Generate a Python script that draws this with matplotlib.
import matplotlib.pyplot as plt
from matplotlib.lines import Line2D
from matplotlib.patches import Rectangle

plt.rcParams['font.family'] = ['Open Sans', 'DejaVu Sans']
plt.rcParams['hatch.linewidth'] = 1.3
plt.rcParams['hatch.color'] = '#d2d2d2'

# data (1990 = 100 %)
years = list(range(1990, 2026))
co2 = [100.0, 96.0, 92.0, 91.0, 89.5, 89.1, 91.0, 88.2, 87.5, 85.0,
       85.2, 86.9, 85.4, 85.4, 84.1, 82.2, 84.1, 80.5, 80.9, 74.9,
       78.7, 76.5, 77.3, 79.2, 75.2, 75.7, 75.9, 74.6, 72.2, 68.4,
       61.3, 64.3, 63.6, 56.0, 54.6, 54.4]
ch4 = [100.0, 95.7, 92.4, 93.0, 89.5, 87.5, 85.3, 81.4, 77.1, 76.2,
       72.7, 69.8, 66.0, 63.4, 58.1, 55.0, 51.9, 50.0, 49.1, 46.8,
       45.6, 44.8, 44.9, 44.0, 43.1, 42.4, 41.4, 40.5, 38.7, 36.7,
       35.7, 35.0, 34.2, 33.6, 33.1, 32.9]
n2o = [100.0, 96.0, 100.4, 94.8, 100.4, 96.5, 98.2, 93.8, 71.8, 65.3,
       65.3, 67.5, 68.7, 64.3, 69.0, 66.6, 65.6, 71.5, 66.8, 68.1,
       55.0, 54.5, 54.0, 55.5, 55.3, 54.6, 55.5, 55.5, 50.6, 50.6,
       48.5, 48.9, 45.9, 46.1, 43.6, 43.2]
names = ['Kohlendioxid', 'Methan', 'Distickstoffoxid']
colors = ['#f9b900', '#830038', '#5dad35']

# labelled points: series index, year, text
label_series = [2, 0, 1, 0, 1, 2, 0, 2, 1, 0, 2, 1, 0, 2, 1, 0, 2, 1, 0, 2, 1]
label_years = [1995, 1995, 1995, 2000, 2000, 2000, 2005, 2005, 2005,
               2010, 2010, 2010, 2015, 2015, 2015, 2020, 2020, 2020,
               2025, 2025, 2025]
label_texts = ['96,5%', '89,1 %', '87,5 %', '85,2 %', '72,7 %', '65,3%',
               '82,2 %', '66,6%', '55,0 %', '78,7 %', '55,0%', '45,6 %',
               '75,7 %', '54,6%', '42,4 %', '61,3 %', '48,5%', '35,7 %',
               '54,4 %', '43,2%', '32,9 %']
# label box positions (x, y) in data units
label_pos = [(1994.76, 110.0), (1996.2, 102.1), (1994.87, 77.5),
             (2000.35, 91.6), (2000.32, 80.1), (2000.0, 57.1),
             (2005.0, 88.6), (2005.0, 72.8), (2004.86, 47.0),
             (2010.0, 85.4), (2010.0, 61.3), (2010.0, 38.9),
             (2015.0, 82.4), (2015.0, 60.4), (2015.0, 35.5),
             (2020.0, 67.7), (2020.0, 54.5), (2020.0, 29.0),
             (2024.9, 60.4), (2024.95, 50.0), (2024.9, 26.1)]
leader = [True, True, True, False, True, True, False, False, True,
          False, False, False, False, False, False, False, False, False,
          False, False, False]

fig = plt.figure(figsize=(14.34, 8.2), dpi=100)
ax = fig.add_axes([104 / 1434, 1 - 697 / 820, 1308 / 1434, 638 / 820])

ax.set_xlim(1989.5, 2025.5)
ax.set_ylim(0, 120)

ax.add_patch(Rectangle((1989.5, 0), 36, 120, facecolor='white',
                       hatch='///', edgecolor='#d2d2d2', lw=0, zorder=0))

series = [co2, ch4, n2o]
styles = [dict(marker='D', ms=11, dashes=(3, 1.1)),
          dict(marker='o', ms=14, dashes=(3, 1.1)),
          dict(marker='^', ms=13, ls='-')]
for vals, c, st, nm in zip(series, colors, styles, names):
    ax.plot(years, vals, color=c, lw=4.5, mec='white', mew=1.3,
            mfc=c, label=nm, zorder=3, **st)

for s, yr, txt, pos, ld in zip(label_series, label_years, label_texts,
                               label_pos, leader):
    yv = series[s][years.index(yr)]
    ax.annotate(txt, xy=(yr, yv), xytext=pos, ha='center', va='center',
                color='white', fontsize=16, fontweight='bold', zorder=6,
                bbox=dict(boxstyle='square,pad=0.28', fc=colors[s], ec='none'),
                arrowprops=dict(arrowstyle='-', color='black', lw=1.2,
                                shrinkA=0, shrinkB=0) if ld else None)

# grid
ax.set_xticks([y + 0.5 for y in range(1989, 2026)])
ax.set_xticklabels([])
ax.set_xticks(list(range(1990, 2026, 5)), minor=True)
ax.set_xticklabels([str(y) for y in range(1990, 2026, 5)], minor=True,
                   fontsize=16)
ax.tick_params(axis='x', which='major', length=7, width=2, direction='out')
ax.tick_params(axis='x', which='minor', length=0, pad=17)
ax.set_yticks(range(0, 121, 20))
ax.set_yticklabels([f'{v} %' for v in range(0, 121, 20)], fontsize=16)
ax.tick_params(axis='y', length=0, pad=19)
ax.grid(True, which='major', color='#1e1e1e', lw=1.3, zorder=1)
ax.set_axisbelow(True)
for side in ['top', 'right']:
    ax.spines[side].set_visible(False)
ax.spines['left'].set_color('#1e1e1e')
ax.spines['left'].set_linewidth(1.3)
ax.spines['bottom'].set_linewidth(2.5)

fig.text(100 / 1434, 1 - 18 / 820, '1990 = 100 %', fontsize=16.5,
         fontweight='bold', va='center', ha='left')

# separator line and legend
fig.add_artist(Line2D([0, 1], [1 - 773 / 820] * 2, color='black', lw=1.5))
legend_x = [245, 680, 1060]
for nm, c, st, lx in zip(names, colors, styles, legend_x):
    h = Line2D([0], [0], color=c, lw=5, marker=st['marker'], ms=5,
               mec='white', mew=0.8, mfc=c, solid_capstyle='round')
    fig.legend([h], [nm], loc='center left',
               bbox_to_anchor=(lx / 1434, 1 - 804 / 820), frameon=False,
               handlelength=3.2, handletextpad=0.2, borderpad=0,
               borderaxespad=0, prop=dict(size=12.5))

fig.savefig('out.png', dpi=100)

* * *

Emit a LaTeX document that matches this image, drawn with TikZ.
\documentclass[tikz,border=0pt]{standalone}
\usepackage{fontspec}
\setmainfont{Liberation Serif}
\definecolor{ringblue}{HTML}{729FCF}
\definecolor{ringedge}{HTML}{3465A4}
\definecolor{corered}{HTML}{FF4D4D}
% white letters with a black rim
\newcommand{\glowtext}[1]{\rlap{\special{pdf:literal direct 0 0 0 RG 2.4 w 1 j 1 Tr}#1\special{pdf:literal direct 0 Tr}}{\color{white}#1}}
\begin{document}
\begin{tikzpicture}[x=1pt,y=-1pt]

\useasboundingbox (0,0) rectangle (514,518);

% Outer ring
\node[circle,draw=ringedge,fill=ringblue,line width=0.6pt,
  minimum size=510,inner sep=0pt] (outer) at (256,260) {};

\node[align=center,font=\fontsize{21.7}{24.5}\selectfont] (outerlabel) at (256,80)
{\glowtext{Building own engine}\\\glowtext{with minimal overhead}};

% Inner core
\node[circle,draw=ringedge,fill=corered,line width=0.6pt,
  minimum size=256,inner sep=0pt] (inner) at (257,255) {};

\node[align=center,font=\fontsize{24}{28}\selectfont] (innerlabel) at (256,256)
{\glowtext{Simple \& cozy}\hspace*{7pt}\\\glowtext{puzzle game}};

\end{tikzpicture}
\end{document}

WHAT YOU ARE ASKED TO DO :: From the data, list each line in which the string "that" appears.

CORRECT RESPONSE ::
Generate a Python script that draws this with matplotlib.
Emit a LaTeX document that matches this image, drawn with TikZ.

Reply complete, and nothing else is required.